Ten miniony wakacyjny tydzień obfituje w ciekawe odświeżenia znanych i lubianych hitów, ale z klubowego brzmienia. Czy je poznajecie wszystkie? Wszak to prawie klubowy top wszechczasów 👌🌝: “World hold on” czy “Satisfaction”…
Oto cztery ciekawe, podane w różnych sposób, odświeżenia. Łączy jest wspólna cecha, że zaliczane są do klubowych klasyków. Na początek bardzo lajtowy “World hold on”.
“World hold on” to jeden z najbardziej udanych przebojów tego francuskiego producenta. Bob Sinclar jest ciągle czynny zawodowo, ale ten utwór to jego najlepsza propozycja na lato. Powstał w 2006 roku, a dziś zremiksował to, także lajtowo, australijski producent Paul Nicholas Fisher.
O “Satisfaction” być może już nieco zapomnieliście, ale to niewątpliwy klasyk muzyki electro, który na kilka lat wyznaczył trendy z muzyce klubowej. Powstał dokładnie 20 lat temu. Benny Benassi wykorzystał tu charakterystyczny sampel wokalny “Push me….”. Nowa wersja z udziałem Davida Guetty idzie w kierunku electro rave house.

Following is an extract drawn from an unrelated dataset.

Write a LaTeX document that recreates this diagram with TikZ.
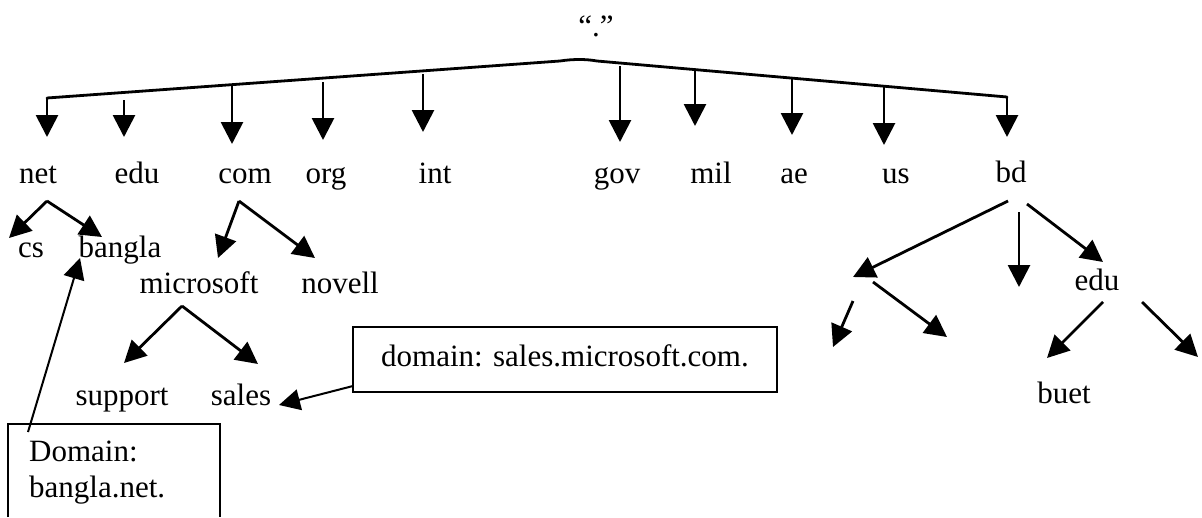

O tym świetnym utworze już pisaliśmy na naszych łamach. Jego rodowód jest bogaty. Najpierw był to hit rocka i czasów “Flower Power”. Był rok 1967 kiedy to grupa Jefferson Airplane nagrała “Somebody to Love”. W 2001 roku niemieccy producenci Boogie Pimps znakomicie zsamplowali wokal i utwór ponownie stał się hitem, ale tym razem klubowym.
Dziś belgijska producenta MATTN, doskonale nam znany Niemiec – Klaas i nieznani Dino Warriors zrobili całkiem fajne odświeżenie.

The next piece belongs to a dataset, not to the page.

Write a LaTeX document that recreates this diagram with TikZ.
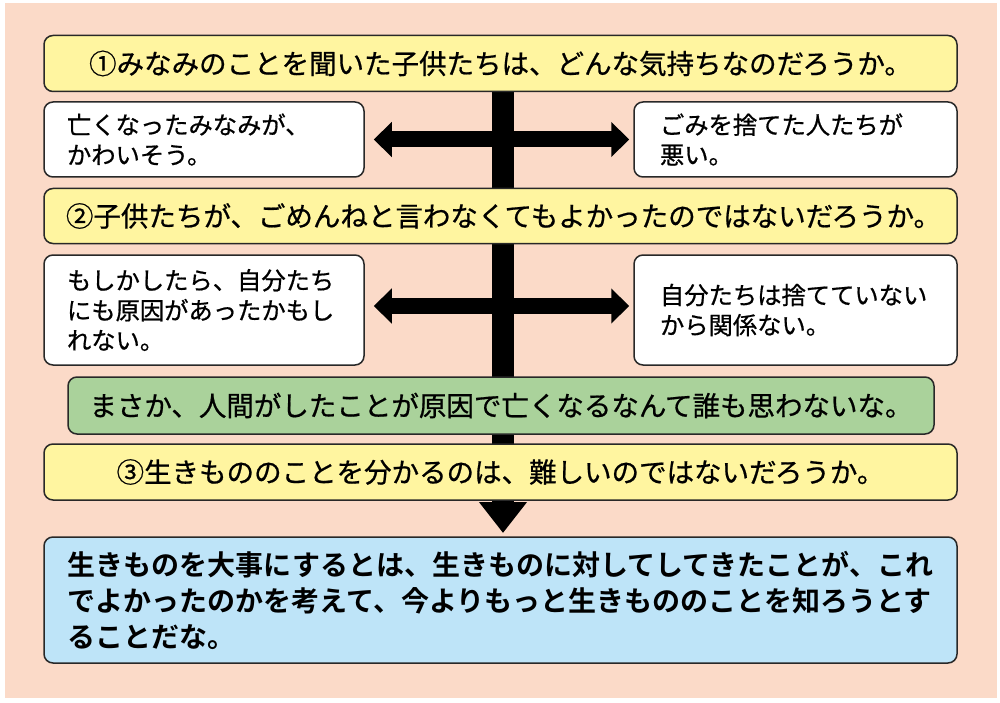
\documentclass[tikz,border=0pt]{standalone}
\usepackage{fontspec}
\usetikzlibrary{arrows.meta,calc}
\newfontfamily\jp{Noto Sans CJK JP}[FakeBold=0.7,BoldFont={Noto Sans CJK JP Bold},BoldFeatures={FakeBold=0}]
\definecolor{peach}{RGB}{251,218,200}
\definecolor{qyellow}{RGB}{255,245,160}
\definecolor{qgreen}{RGB}{170,210,155}
\definecolor{qblue}{RGB}{190,228,248}
\definecolor{edge}{RGB}{40,40,40}
\tikzset{
  box/.style={draw=edge, line width=1.5pt, rounded corners=9pt, inner sep=0pt},
  qbox/.style={box, fill=qyellow, minimum width=913pt, minimum height=56pt,
    font={\fontsize{27.5}{34}\selectfont\jp}},
  wbox/.style={box, fill=white, minimum height=75pt, align=left,
    font={\fontsize{24.3}{30}\selectfont\jp}},
  dblarrow/.style={line width=16pt, {Triangle[width=34pt,length=18pt]}-{Triangle[width=34pt,length=18pt]}},
}
\begin{document}
\begin{tikzpicture}[x=1pt,y=-1pt]
\useasboundingbox (0,0) rectangle (1000,703);
\fill[peach] (5,3) rectangle (997,698);

% vertical bar with arrow head (behind the boxes)
\coordinate (vtop) at (503,92);
\coordinate (vend) at (503,533);
\draw[line width=22pt, -{Triangle[width=46pt,length=31pt]}] (vtop) -- (vend);

% question boxes
\node[qbox] (q1) at (500.5,63.5) {①みなみのことを聞いた子供たちは、どんな気持ちなのだろうか。};
\node[qbox, minimum height=55pt] (q2) at (500.5,216) {\hspace*{6pt}②子供たちが、ごめんねと言わなくてもよかったのではないだろうか。};
\node[box, fill=qgreen, minimum width=866pt, minimum height=57pt,
  font={\fontsize{27.5}{34}\selectfont\jp}] (g) at (501,405.5) {まさか、人間がしたことが原因で亡くなるなんて誰も思わないな。};
\node[qbox] (q3) at (500.5,472) {③生きもののことを分かるのは、難しいのではないだろうか。};

% white boxes
\node[wbox, minimum width=320pt, text width=274pt, inner xsep=23pt] (wl1) at (204,139.5)
  {亡くなったみなみが、\\かわいそう。};
\node[wbox, minimum width=323pt, text width=271pt, inner xsep=26pt] (wr1) at (795.5,139.5)
  {ごみを捨てた人たちが\\悪い。};
\node[wbox, minimum width=320pt, minimum height=110pt, text width=274pt, inner xsep=23pt] (wl2) at (204,310)
  {もしかしたら、自分たち\\にも原因があったかもし\\れない。};
\node[wbox, minimum width=323pt, minimum height=110pt, text width=271pt, inner xsep=26pt] (wr2) at (795.5,310)
  {自分たちは捨てていない\\から関係ない。};

% conclusion box
\node[box, fill=qblue, minimum width=913pt, minimum height=126pt, align=left,
  font={\fontsize{28}{36}\selectfont\jp\bfseries}] (con) at (500.5,600)
  {生きものを大事にするとは、生きものに対してしてきたことが、これ\\
   でよかったのかを考えて、今よりもっと生きもののことを知ろうとす\\
   ることだな。};

% horizontal double arrows
\draw[dblarrow] ($(wl1.east)+(9,0)$) -- ($(wr1.west)+(-4,0)$);
\draw[dblarrow] ($(wl2.east)+(9,-4)$) -- ($(wr2.west)+(-4,-4)$);
\end{tikzpicture}
\end{document}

“Put your hands up” powstał w 1998 roku i od razu stał się hitem w naszych klubach. Był obiektem wielu odświeżeń, m.in. DJ Tonki czy Fedde Le Grand. Stworzył go duet The Black & White Brothers. Dziś odświeżył go włoski specjalista od przeróbek czyli Piero Di Gianvito aka Piero Pirupa.